Wednesday, March 7, 2012

The Rapid Decline of the Media Industry

  • The physical news media industry is in decline.  More people are reading the news online or watching it on TV rather than reading a physical newspaper.  As a result, newspapers are losing revenue and journalists are getting laid off.
  • Advantages:
    • Online is cheaper
    • Less paper used (better for environment)
    • With online journalism, anyone can report on what they see
    • Unedited content online, no one controls what you see
  • Disadvantages:
    • Job loss
    • Anyone can post (just flat wrong but passes as fact b/c no fact checking)
  • Discuss in a social context (S&E issues).
    • As society gets more digital, online newspapers get more popular, as do Twitter and the like.  As a result, less people buy newspapers because they can get the same news on the internet.  This has its up and down sides.  On the one hand, online news posted by random citizens is unedited.  No one edits or controls what gets posted in blogs, or what people say on Twitter, so information is harder to suppress.  On the other, no one controls what is online, so there is no editing.  People can pass off their own opinions as fact and the only thing to prevent that is their word against the word of other people on line.

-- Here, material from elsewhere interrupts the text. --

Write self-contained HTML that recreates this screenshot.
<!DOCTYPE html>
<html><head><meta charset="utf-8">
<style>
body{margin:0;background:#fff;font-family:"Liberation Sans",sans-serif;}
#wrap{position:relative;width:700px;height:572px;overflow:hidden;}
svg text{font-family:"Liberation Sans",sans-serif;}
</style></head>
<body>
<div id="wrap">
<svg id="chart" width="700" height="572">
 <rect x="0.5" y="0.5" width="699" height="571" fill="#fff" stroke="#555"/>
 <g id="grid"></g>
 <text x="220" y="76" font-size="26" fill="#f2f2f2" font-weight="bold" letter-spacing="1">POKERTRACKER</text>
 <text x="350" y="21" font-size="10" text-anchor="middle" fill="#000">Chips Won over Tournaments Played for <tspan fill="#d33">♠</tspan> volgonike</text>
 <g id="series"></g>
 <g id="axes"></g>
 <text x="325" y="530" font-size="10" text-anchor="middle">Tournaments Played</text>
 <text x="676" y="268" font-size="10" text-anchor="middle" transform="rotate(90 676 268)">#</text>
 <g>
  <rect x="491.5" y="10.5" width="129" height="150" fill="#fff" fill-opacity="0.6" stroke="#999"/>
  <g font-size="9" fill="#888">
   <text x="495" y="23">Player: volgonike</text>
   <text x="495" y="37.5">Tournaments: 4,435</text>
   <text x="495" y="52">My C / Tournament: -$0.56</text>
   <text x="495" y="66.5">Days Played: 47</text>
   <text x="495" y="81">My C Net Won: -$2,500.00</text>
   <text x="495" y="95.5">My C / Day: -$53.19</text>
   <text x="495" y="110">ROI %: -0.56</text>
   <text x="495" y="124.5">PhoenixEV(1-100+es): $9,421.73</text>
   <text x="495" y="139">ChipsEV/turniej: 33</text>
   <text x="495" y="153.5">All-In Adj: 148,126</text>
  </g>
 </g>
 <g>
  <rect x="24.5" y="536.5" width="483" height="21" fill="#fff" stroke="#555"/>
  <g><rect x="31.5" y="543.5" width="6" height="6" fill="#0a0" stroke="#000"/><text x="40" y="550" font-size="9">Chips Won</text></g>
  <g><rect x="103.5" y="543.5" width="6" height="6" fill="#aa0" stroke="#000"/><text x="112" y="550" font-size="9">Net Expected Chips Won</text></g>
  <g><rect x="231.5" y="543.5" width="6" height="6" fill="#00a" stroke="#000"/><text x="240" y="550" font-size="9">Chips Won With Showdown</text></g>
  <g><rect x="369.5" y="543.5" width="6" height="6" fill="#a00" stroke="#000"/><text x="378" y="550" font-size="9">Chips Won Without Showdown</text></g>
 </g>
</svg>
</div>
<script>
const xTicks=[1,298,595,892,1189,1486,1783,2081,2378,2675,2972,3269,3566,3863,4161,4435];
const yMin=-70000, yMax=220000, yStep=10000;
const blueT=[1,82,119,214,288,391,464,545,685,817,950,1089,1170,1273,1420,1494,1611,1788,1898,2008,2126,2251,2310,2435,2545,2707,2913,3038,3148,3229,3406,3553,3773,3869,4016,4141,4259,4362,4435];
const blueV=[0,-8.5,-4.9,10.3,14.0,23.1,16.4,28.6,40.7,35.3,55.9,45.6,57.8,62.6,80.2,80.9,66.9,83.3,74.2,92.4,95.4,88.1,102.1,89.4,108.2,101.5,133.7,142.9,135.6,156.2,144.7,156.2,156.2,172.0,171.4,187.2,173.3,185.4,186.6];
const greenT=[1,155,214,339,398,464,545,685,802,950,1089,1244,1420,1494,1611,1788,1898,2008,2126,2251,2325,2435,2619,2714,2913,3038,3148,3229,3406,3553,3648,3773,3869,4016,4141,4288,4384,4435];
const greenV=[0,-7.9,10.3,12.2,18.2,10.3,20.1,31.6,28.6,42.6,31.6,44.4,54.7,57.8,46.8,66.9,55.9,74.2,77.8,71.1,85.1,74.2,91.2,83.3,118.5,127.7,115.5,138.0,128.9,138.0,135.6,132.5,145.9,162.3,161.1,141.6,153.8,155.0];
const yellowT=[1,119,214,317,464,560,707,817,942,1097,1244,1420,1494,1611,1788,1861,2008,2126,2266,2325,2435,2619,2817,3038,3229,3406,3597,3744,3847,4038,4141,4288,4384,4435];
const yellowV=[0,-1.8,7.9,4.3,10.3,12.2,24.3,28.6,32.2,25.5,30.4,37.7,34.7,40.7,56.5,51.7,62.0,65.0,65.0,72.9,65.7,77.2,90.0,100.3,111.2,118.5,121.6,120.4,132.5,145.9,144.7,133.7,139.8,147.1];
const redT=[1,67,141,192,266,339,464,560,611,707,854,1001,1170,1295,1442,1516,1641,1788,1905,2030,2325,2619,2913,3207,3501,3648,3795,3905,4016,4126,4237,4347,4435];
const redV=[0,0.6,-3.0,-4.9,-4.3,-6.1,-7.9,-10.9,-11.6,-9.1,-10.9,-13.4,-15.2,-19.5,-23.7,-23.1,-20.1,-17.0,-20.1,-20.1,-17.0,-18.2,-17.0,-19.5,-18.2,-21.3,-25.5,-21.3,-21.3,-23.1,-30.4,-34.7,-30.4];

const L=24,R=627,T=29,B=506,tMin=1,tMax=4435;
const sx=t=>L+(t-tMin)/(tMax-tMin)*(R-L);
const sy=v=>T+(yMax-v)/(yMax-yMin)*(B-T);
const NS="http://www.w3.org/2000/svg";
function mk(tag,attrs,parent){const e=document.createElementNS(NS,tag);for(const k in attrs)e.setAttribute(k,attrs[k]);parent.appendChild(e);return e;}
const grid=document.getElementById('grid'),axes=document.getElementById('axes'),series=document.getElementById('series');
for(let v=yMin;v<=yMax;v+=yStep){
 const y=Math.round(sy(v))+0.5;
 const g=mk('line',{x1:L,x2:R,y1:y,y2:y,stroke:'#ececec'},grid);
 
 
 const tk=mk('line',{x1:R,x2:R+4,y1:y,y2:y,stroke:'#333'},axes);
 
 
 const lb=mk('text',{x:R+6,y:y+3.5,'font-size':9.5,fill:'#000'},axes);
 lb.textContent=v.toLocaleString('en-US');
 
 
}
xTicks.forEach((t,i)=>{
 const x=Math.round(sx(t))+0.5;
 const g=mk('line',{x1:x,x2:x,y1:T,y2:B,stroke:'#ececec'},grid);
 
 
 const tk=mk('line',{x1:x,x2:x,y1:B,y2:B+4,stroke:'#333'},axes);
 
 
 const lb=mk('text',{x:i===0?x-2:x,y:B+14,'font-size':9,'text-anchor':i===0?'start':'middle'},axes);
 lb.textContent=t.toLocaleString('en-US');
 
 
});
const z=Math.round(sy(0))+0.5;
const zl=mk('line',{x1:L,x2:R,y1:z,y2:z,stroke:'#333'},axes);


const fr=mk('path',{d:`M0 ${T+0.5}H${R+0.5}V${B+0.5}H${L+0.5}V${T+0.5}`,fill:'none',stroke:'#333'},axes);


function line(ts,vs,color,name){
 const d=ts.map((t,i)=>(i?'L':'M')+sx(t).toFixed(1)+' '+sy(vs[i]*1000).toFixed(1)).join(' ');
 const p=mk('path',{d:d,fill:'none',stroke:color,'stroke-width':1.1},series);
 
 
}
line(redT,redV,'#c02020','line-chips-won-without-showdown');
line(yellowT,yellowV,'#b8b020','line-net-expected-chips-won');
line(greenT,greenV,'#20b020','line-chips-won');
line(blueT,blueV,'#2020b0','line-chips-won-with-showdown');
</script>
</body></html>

  • Is there a solution, or a need for one?
    • Not really.  It is to be expected that physical media will decline as online media gets more common and more prevalent.  The major news agencies would do well to adapt to the changing environment.  At its heart, the economic system of this country works in this way.  The world changes, and the first people to figure out how to take advantage of the new system get ahead.  While the decline in people reading or watching the news at all would be a tremendous problem, the change in the method by which they receive information is not.